Wednesday, December 10, 2008

Comments on General Motors and Chrysler

In a radical departure from my previous posts, considering the dramatic economic events, I decided I just had to comment on some of the other things going on in the world.

Presently, the Congress of the United States is considering a bail-out of two of the major car manufacturers, General Motors and Chrysler. I was born on the General Motors side of town, which means me and my family buy General Motors products and disparage Ford and its products. If you aren't aware of this phenomenon, you probably don't read the white lettering on the back of the windows of pickup trucks. However, I am not a purist. We have owned American Motors cars, and a whole variety of foreign makes, including Mazdas, Toyotas and Hondas. Just like everyone else in America, we think Toyotas and Hondas are better made than any American model.

Even though the arguments in Washington center around billions of dollars in aid, I see the problem as being very simple. General Motors cannot make a car without bothersome defects that it refuses to fix in year after year. I purchased my first Chevrolet Suburban about thirty years ago. It was well known at the time, among the truck crowd, that the transmission would go out about 70,000 miles. Mine went out at 72,000 miles. I sold that Suburban when it had 115,000 miles when I thought that buying a newer model might help with all the small things going wrong, like rattles, loose door handles, generally small things that drive you crazy.

My next Suburban not only needed a transmission at about 70,000 miles, it added a whole list of additional buggy items. The worst was a hole in the frame around the passenger side wing window. We stuffed it with felt and didn't ever open the window. It was not something that could be fixed without redesigning the window. I found out by comparison with other owners, that all Suburbans of the same design had the same problem. Year after year, General Motors ignored the problem and kept making the same machine. When the model changed, we bought a Silverado truck.

Now about my truck. The front window has been fixed because it doesn't have the wing window anymore, but now the rear window, on the extended cab model, will not shut entirely causing exactly the same problem with wind noise and air blowing into the cab. I understand that this is a similar general problem. Also, as expected, my transmission failed at about 70,000 miles.

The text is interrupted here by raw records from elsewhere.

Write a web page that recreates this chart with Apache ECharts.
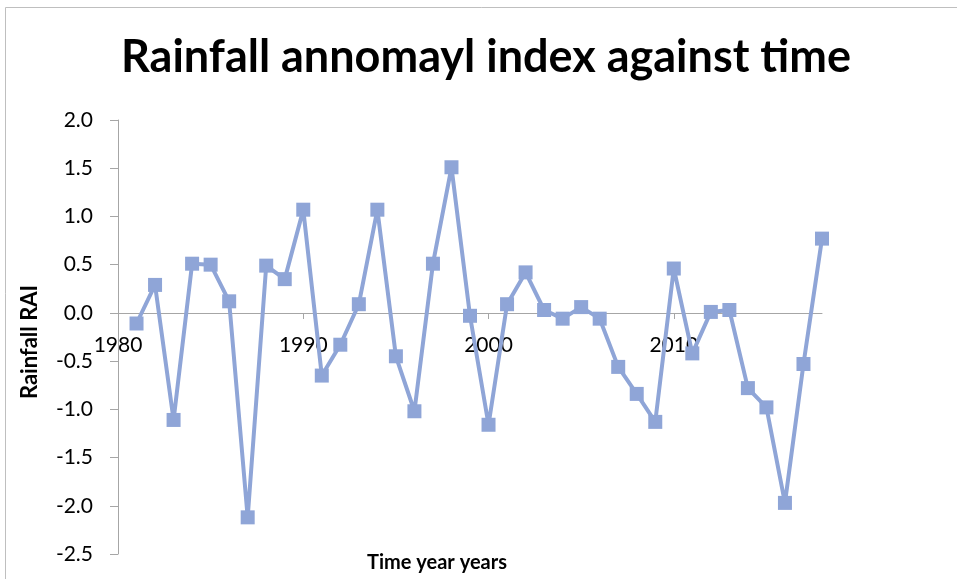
<!DOCTYPE html>
<html>
<head>
<meta charset="utf-8">
<script src="https://cdn.jsdelivr.net/npm/echarts@6/dist/echarts.min.js"></script>
<style>
  html, body { margin: 0; padding: 0; background: #fff; }
  #chart { width: 957px; height: 579px; }
</style>
</head>
<body>
<div id="chart"></div>
<script>
// years 1981..2018, one reading per year
const years = [
  1981, 1982, 1983, 1984, 1985, 1986, 1987, 1988, 1989, 1990,
  1991, 1992, 1993, 1994, 1995, 1996, 1997, 1998, 1999, 2000,
  2001, 2002, 2003, 2004, 2005, 2006, 2007, 2008, 2009, 2010,
  2011, 2012, 2013, 2014, 2015, 2016, 2017, 2018,
];
const rai = [
  -0.11, 0.29, -1.11, 0.51, 0.50, 0.12, -2.12, 0.49, 0.35, 1.07,
  -0.65, -0.33, 0.09, 1.07, -0.45, -1.02, 0.51, 1.51, -0.03, -1.16,
  0.09, 0.42, 0.03, -0.06, 0.06, -0.06, -0.56, -0.84, -1.13, 0.46,
  -0.42, 0.01, 0.03, -0.78, -0.98, -1.97, -0.53, 0.77,
];
const xLabelValues = [1980, 1990, 2000, 2010];
const xTickValues = [1990, 2000, 2010];

const font = 'Lato, "Open Sans", sans-serif';
const lineColor = '#8fa5d7';
const axisGray = '#a6a6a6';

// plot box: 118..822 wide, 120..554 tall; x axis sits on y = 0
const gridTop = 120;
const gridBottom = 25;
const plotH = 579 - gridTop - gridBottom;
const zeroShift = Math.round(plotH * 2.5 / 4.5);

const chart = echarts.init(document.getElementById('chart'), null, { renderer: 'canvas' });

chart.setOption({
  animation: false,
  title: {
    text: 'Rainfall annomayl index against time',
    left: 116,
    top: 30,
    textStyle: { fontFamily: font, fontSize: 45, fontWeight: 'bold', color: '#000' },
  },
  grid: { left: 118, right: 135, top: gridTop, bottom: gridBottom, containLabel: false },
  xAxis: {
    type: 'value',
    min: 1980,
    max: 2018,
    interval: 10,
    offset: -zeroShift,
    axisLine: { onZero: false, lineStyle: { color: axisGray, width: 1 } },
    axisTick: { show: true, length: 6, customValues: xTickValues, lineStyle: { color: axisGray } },
    axisLabel: {
      customValues: xLabelValues,
      margin: 22,
      fontFamily: font,
      fontSize: 21,
      color: '#000',
      formatter: (v) => String(v),
    },
    splitLine: { show: false },
  },
  yAxis: {
    type: 'value',
    min: -2.5,
    max: 2.0,
    interval: 0.5,
    axisLine: { show: true, lineStyle: { color: axisGray, width: 1 } },
    axisTick: { show: true, length: 8, lineStyle: { color: axisGray } },
    axisLabel: {
      margin: 25,
      fontFamily: font,
      fontSize: 21,
      color: '#000',
      formatter: (v) => v.toFixed(1),
    },
    splitLine: { show: false },
  },
  graphic: [
    {
      type: 'rect',
      z: -10,
      shape: { x: 5.5, y: 7.5, width: 1200, height: 1200 },
      style: { fill: 'none', stroke: '#bfbfbf', lineWidth: 1 },
    },
    {
      type: 'text',
      left: 367,
      top: 553,
      style: { text: 'Time year years', fontFamily: font, fontSize: 20, fontWeight: 'bold', fill: '#000' },
    },
    {
      type: 'text',
      x: 19,
      y: 342,
      rotation: Math.PI / 2,
      style: {
        text: 'Rainfall RAI', fontFamily: font, fontSize: 22, fontWeight: 'bold', fill: '#000',
        align: 'center', verticalAlign: 'top',
      },
    },
  ],
  series: [{
    type: 'line',
    data: years.map((y, i) => [y, rai[i]]),
    symbol: 'rect',
    symbolSize: 14,
    itemStyle: { color: lineColor },
    lineStyle: { color: lineColor, width: 4 },
  }],
});
</script>
</body>
</html>
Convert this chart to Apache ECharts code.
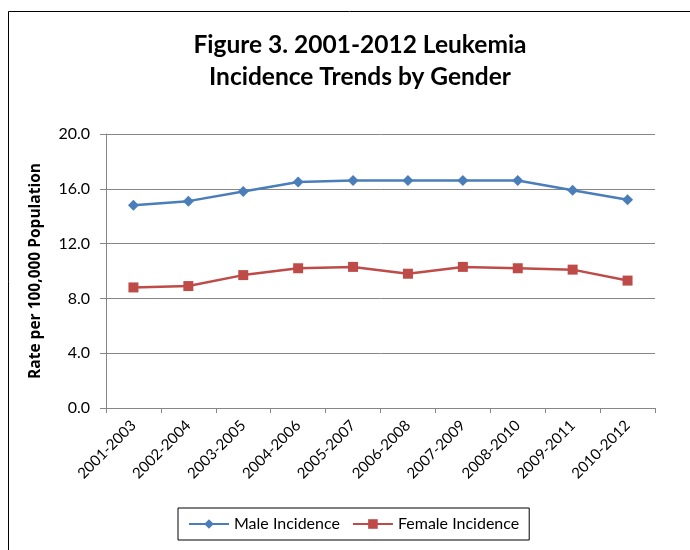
<!DOCTYPE html>
<html>
<head>
<meta charset="utf-8">
<script src="https://cdn.jsdelivr.net/npm/echarts@6/dist/echarts.min.js"></script>
<style>
  html, body { margin: 0; padding: 0; background: #fff; }
  #chart { width: 690px; height: 550px; }
</style>
</head>
<body>
<div id="chart"></div>
<script>
// 데이터
const periods = ['2001-2003', '2002-2004', '2003-2005', '2004-2006', '2005-2007',
                 '2006-2008', '2007-2009', '2008-2010', '2009-2011', '2010-2012'];
const maleRates   = [14.8, 15.1, 15.8, 16.5, 16.6, 16.6, 16.6, 16.6, 15.9, 15.2];
const femaleRates = [8.8, 8.9, 9.7, 10.2, 10.3, 9.8, 10.3, 10.2, 10.1, 9.3];
const seriesNames = ['Male Incidence', 'Female Incidence'];

const font = 'Lato, "Open Sans", sans-serif';
const gridColor = '#868686';

var myChart = echarts.init(document.getElementById('chart'), null, { renderer: 'canvas' });

var option = {
    backgroundColor: '#fff',
    animation: false,
    title: {
        text: 'Figure 3. 2001-2012 Leukemia\nIncidence Trends by Gender',
        left: 355,
        top: 24,
        textAlign: 'center',
        textStyle: {
            fontFamily: font,
            fontSize: 24.5,
            fontWeight: 'bold',
            color: '#000',
            lineHeight: 32
        }
    },
    //바깥 테두리
    graphic: [{
        type: 'rect',
        shape: { x: 8.5, y: 11.5, width: 720, height: 580 },
        style: { fill: 'none', stroke: '#000', lineWidth: 1 },
        silent: true
    }],
    legend: {
        bottom: 10,
        left: 178,
        itemWidth: 40,
        itemHeight: 12,
        itemGap: 12,
        padding: [8, 10, 8, 10],
        borderColor: '#000',
        borderWidth: 1,
        textStyle: { fontFamily: font, fontSize: 16, color: '#000' },
        data: seriesNames
    },
    grid: {
        left: 106,
        right: 35,
        top: 134,
        bottom: 142,
        containLabel: false
    },
    xAxis: {
        type: 'category',
        data: periods,
        boundaryGap: true,
        axisLine: { lineStyle: { color: gridColor } },
        axisTick: { show: true, length: 5, alignWithLabel: false, lineStyle: { color: gridColor } },
        axisLabel: {
            rotate: 45,
            interval: 0,
            margin: 15,
            fontFamily: font,
            fontSize: 15,
            color: '#000'
        }
    },
    yAxis: {
        type: 'value',
        min: 0,
        max: 20,
        interval: 4,
        name: 'Rate per 100,000 Population',
        nameLocation: 'middle',
        nameGap: 62,
        nameTextStyle: { fontFamily: '"Open Sans", Lato, sans-serif', fontSize: 15.5, fontWeight: 'bold', color: '#000' },
        axisLine: { show: true, lineStyle: { color: gridColor } },
        axisTick: { show: true, length: 6, lineStyle: { color: gridColor } },
        axisLabel: {
            fontFamily: font,
            fontSize: 16,
            color: '#000',
            margin: 16,
            formatter: (v) => v.toFixed(1)
        },
        splitLine: { show: true, lineStyle: { color: gridColor, width: 1 } }
    },
    series: [
        {
            name: seriesNames[0],
            type: 'line',
            data: maleRates,
            symbol: 'diamond',
            symbolSize: 11,
            lineStyle: { color: '#4a7ebb', width: 2.5 },
            itemStyle: { color: '#4a7ebb' }
        },
        {
            name: seriesNames[1],
            type: 'line',
            data: femaleRates,
            symbol: 'rect',
            symbolSize: 10,
            lineStyle: { color: '#be4b48', width: 2.5 },
            itemStyle: { color: '#be4b48' }
        }
    ]
};

myChart.setOption(option);
</script>
</body>
</html>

My Honda and my Toyota on the other hand run perfectly. I drove my Honda for over 135,000 miles and never had a major problem that couldn't be fixed. I now have a Toyota Prius and it runs perfectly and everything works. So I know it is possible to make a vehicle that doesn't have inherent obvious defects. It is highly unlikely that I will ever buy a GM or Chrysler product again.

Now, here is the lesson to be learned. You can't keep making cars with defects when other manufacturers are making defect free models and keep selling cars. No bail out will solve this problem. If America wants to compete, it has to compete.


  1. You're right about the GM defects, and of course the defects aren't just in the physical vehicles, but in the structure of their research, design, and manufacture.

    By the way, my Ford transmission lasted until 77,000 miles.

  2. Funny your should mention this because I was reading a news story on the BBC about the Auto Industry bail out and at the end of the article I found this quote to be rather interesting, "GM admitted on Monday that it had "disappointed" American consumers by letting "our quality fall below industry standards and our designs became lacklustre"."